The 30-Minute Rule: What to Do Right After You Publish
Timing your post is step one. What you do in the 30 minutes after publishing directly impacts how far it travels:
- Respond to every comment within 30 minutes — Facebook scores your responsiveness and rewards active, fast-moving threads
- React to your own post — adds an early signal that the content is getting activity
- Share it to a relevant Facebook Group — Groups still have organic reach that Pages often lack in 2026
- Pin high-performing posts — if a post takes off, pin it to the top of your page for 5–7 days to maximize the exposure window
Using Facebook Insights to Find Your Personal Best Time
Aggregate data gives you a baseline. Your own data gives you an edge. Here's how to find your audience's actual peak:
- Go to Facebook Page Insights → Posts
- Look at "When Your Fans Are Online" — this shows hourly and daily activity peaks for your specific followers
- Post 20–30 minutes before your peak window so early engagement accumulates right as traffic surges
- Track engagement rates (not just reach) over 4–6 weeks to identify your personal best slots
Run this analysis quarterly. Facebook audiences shift seasonally, and what worked in Q1 may underperform by Q3.
Quick Reference: Facebook Posting Schedule for Founders
| Day | Best Time | Content Type |
|---|---|---|
| Monday | 9–11 AM | Text post, question |
| Tuesday | 9 AM–2 PM | Link post, video |
| Wednesday | 11 AM–1 PM | Any format (peak day) |
| Thursday | 9 AM–1 PM | Video, B2B content |
| Friday | 9–11 AM | Light or visual content |
| Saturday | 10 AM–12 PM | Community, lifestyle |
| Sunday | Skip (most industries) | — |
Saving Time Without Losing Consistency
Manually monitoring optimal post times while running a company isn't realistic long-term. Scheduling tools let you batch content creation once or twice a week and publish automatically at peak times. Monolit takes it a step further — AI drafts posts based on your brand voice, you approve what you like, and it handles publishing at the right time automatically. Founders using this workflow report saving 6+ hours per week on content.
For a broader platform strategy, Threads vs LinkedIn for Founders in 2026 breaks down where your time is best invested across channels — a useful read once your Facebook cadence is locked in.
And if you want to pair timing with hashtag strategy, How Many Hashtags Should You Use on Facebook in 2026? covers exactly that — the two compound each other's impact more than most founders realize.
Frequently Asked Questions
What is the single best time to post on Facebook in 2026?
Wednesday between 11 AM and 1 PM delivers the highest average engagement across industries in 2026. If you can only post once this week, post then. For ongoing consistency, a Tuesday–Thursday morning schedule between 9 AM and 1 PM is the most reliable approach for founders across most verticals.

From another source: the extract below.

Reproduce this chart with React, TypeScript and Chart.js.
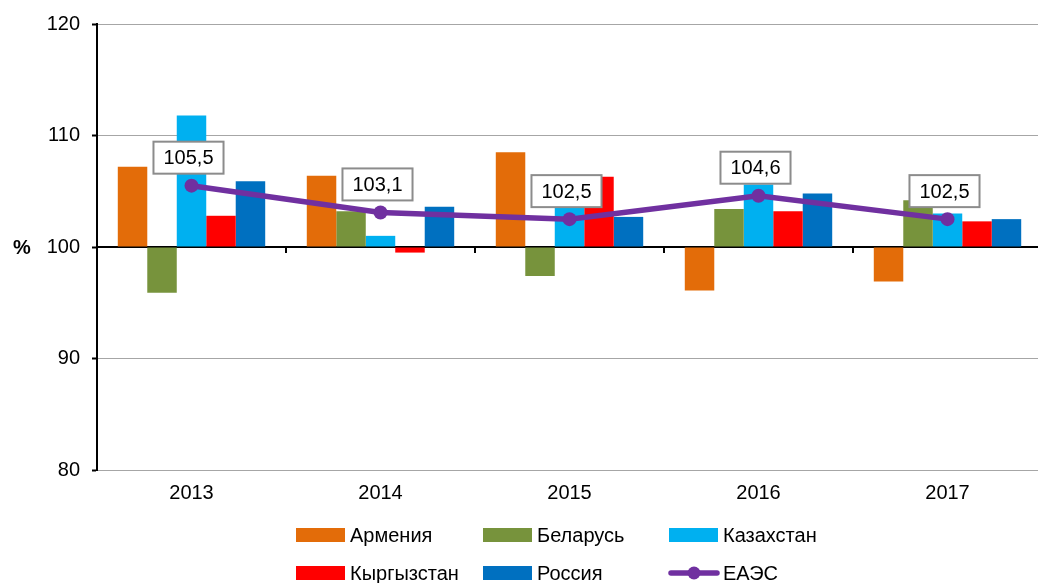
import { useEffect, useRef } from 'react';
import { Chart, registerables } from 'chart.js';
Chart.register(...registerables);

const years = ['2013', '2014', '2015', '2016', '2017'];
const armenia = [107.2, 106.4, 108.5, 96.1, 96.9];
const belarus = [95.9, 103.2, 97.4, 103.4, 104.2];
const kazakhstan = [111.8, 101.0, 103.8, 105.6, 103.0];
const kyrgyzstan = [102.8, 99.5, 106.3, 103.2, 102.3];
const russia = [105.9, 103.6, 102.7, 104.8, 102.5];
const eaeu = [105.5, 103.1, 102.5, 104.6, 102.5];
const yMin = 80;
const yMax = 120;
const yStep = 10;
const baseValue = 100;
const yTitle = '%';

const COLORS = {
  arm: '#E36C09',
  bel: '#77933C',
  kaz: '#00B0F0',
  kyr: '#FF0000',
  rus: '#0070C0',
  eaeu: '#7030A0',
};
const FONT = '"Liberation Sans", Arial, sans-serif';

const legendItems = [
  { label: 'Армения', color: COLORS.arm, line: false },
  { label: 'Беларусь', color: COLORS.bel, line: false },
  { label: 'Казахстан', color: COLORS.kaz, line: false },
  { label: 'Кыргызстан', color: COLORS.kyr, line: false },
  { label: 'Россия', color: COLORS.rus, line: false },
  { label: 'ЕАЭС', color: COLORS.eaeu, line: true },
];

const decorPlugin = {
  id: 'decor',
  beforeDatasetsDraw(chart: any) {
    const { ctx, chartArea, scales } = chart;
    const y = scales.y.getPixelForValue(baseValue);
    ctx.save();
    ctx.strokeStyle = '#000';
    ctx.lineWidth = 2;
    ctx.beginPath();
    ctx.moveTo(chartArea.left, y);
    ctx.lineTo(chartArea.right, y);
    ctx.stroke();
    const n = years.length;
    const w = (chartArea.right - chartArea.left) / n;
    for (let i = 1; i <= n; i++) {
      const x = Math.round(chartArea.left + w * i);
      ctx.beginPath();
      ctx.moveTo(x, y);
      ctx.lineTo(x, y + 6);
      ctx.stroke();
    }
    ctx.restore();
  },
  afterDraw(chart: any) {
    const { ctx, scales } = chart;
    ctx.save();
    ctx.font = `bold 20px ${FONT}`;
    ctx.fillStyle = '#000';
    ctx.textAlign = 'center';
    ctx.textBaseline = 'middle';
    ctx.fillText(yTitle, 22, scales.y.getPixelForValue(baseValue) + 1);

    const meta = chart.getDatasetMeta(0);
    ctx.font = `20px ${FONT}`;
    meta.data.forEach((pt: any, i: number) => {
      const txt = eaeu[i].toFixed(1).replace('.', ',');
      const tw = ctx.measureText(txt).width;
      const bw = tw + 20;
      const bh = 32;
      const bx = pt.x - bw / 2 - 3;
      const by = pt.y - 12 - bh;
      ctx.fillStyle = '#fff';
      ctx.fillRect(bx, by, bw, bh);
      ctx.strokeStyle = '#8C8C8C';
      ctx.lineWidth = 2;
      ctx.strokeRect(bx, by, bw, bh);
      ctx.fillStyle = '#000';
      ctx.textAlign = 'center';
      ctx.textBaseline = 'middle';
      ctx.fillText(txt, bx + bw / 2, by + bh / 2 + 1);
    });

    const cols = [296, 483, 669];
    const rows = [535, 573];
    legendItems.forEach((it, i) => {
      const x = cols[i % 3];
      const y = rows[Math.floor(i / 3)];
      if (it.line) {
        ctx.strokeStyle = it.color;
        ctx.lineWidth = 5.5;
        ctx.lineCap = 'round';
        ctx.beginPath();
        ctx.moveTo(x + 2, y);
        ctx.lineTo(x + 48, y);
        ctx.stroke();
        ctx.fillStyle = it.color;
        ctx.beginPath();
        ctx.arc(x + 25, y, 6.5, 0, Math.PI * 2);
        ctx.fill();
      } else {
        ctx.fillStyle = it.color;
        ctx.fillRect(x, y - 7, 49, 14);
      }
      ctx.fillStyle = '#000';
      ctx.font = `20px ${FONT}`;
      ctx.textAlign = 'left';
      ctx.textBaseline = 'middle';
      ctx.fillText(it.label, x + 54, y + 1);
    });
    ctx.restore();
  },
};

export default function App() {
  const ref = useRef<HTMLCanvasElement | null>(null);
  useEffect(() => {
    document.body.style.margin = '0';
    document.body.style.overflow = 'hidden';
    document.documentElement.style.overflow = 'hidden';
    const canvas = ref.current;
    if (!canvas) return;
    const barDs = (label: string, data: number[], color: string) => ({
      type: 'bar' as const,
      label,
      data,
      backgroundColor: color,
      borderWidth: 0,
      base: baseValue,
      order: 2,
      categoryPercentage: 0.78,
      barPercentage: 1,
    });
    const chart = new Chart(canvas, {
      type: 'bar',
      data: {
        labels: years,
        datasets: [
          {
            type: 'line' as const,
            label: 'ЕАЭС',
            data: eaeu,
            borderColor: COLORS.eaeu,
            backgroundColor: COLORS.eaeu,
            borderWidth: 5.5,
            pointRadius: 7,
            pointBackgroundColor: COLORS.eaeu,
            pointBorderWidth: 0,
            tension: 0,
            order: 0,
          } as any,
          barDs('Армения', armenia, COLORS.arm),
          barDs('Беларусь', belarus, COLORS.bel),
          barDs('Казахстан', kazakhstan, COLORS.kaz),
          barDs('Кыргызстан', kyrgyzstan, COLORS.kyr),
          barDs('Россия', russia, COLORS.rus),
        ],
      },
      options: {
        animation: false,
        responsive: false,
        devicePixelRatio: 1,
        layout: { padding: { left: 0, right: 0, top: 22, bottom: 0 } },
        plugins: {
          legend: { display: false },
          tooltip: { enabled: false },
        },
        scales: {
          x: {
            type: 'category',
            offset: true,
            grid: { display: false, drawTicks: false },
            border: { display: false },
            ticks: {
              color: '#000',
              font: { family: FONT, size: 20 },
              padding: 11,
            },
            afterFit(scale: any) {
              scale.height = 113;
              scale.paddingLeft = 0;
              scale.paddingRight = 0;
            },
          },
          y: {
            min: yMin,
            max: yMax,
            ticks: {
              stepSize: yStep,
              color: '#000',
              font: { family: FONT, size: 20 },
              padding: 12,
            },
            grid: {
              color: (c: any) => (c.tick && c.tick.value === baseValue ? 'rgba(0,0,0,0)' : '#A6A6A6'),
              lineWidth: 1,
              tickColor: '#000',
              tickLength: 5,
              tickWidth: 2,
            },
            border: { display: true, color: '#000', width: 2 },
            afterFit(scale: any) {
              scale.width = 97;
            },
          },
        },
      },
      plugins: [decorPlugin],
    });
    return () => chart.destroy();
  }, []);
  return <canvas ref={ref} width={1049} height={583} style={{ display: 'block' }} />;
}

Does posting time matter if you're boosting a Facebook post with paid budget?
Less so for distribution — paid spend lets you control who sees your post regardless of organic timing. But even boosted posts benefit from launching during peak hours. Strong early organic engagement (real reactions and comments) lowers your cost-per-click and improves Facebook's ad delivery quality, so starting during a high-activity window still pays off.
How do I find the best posting time for my specific Facebook audience?
Go to Facebook Page Insights → Posts → "When Your Fans Are Online." This shows your followers' activity by hour and day of the week. Post 20–30 minutes before your personal peak window so engagement builds as traffic surges. Revisit this data every quarter since audience behavior shifts with seasons, product launches, and audience growth.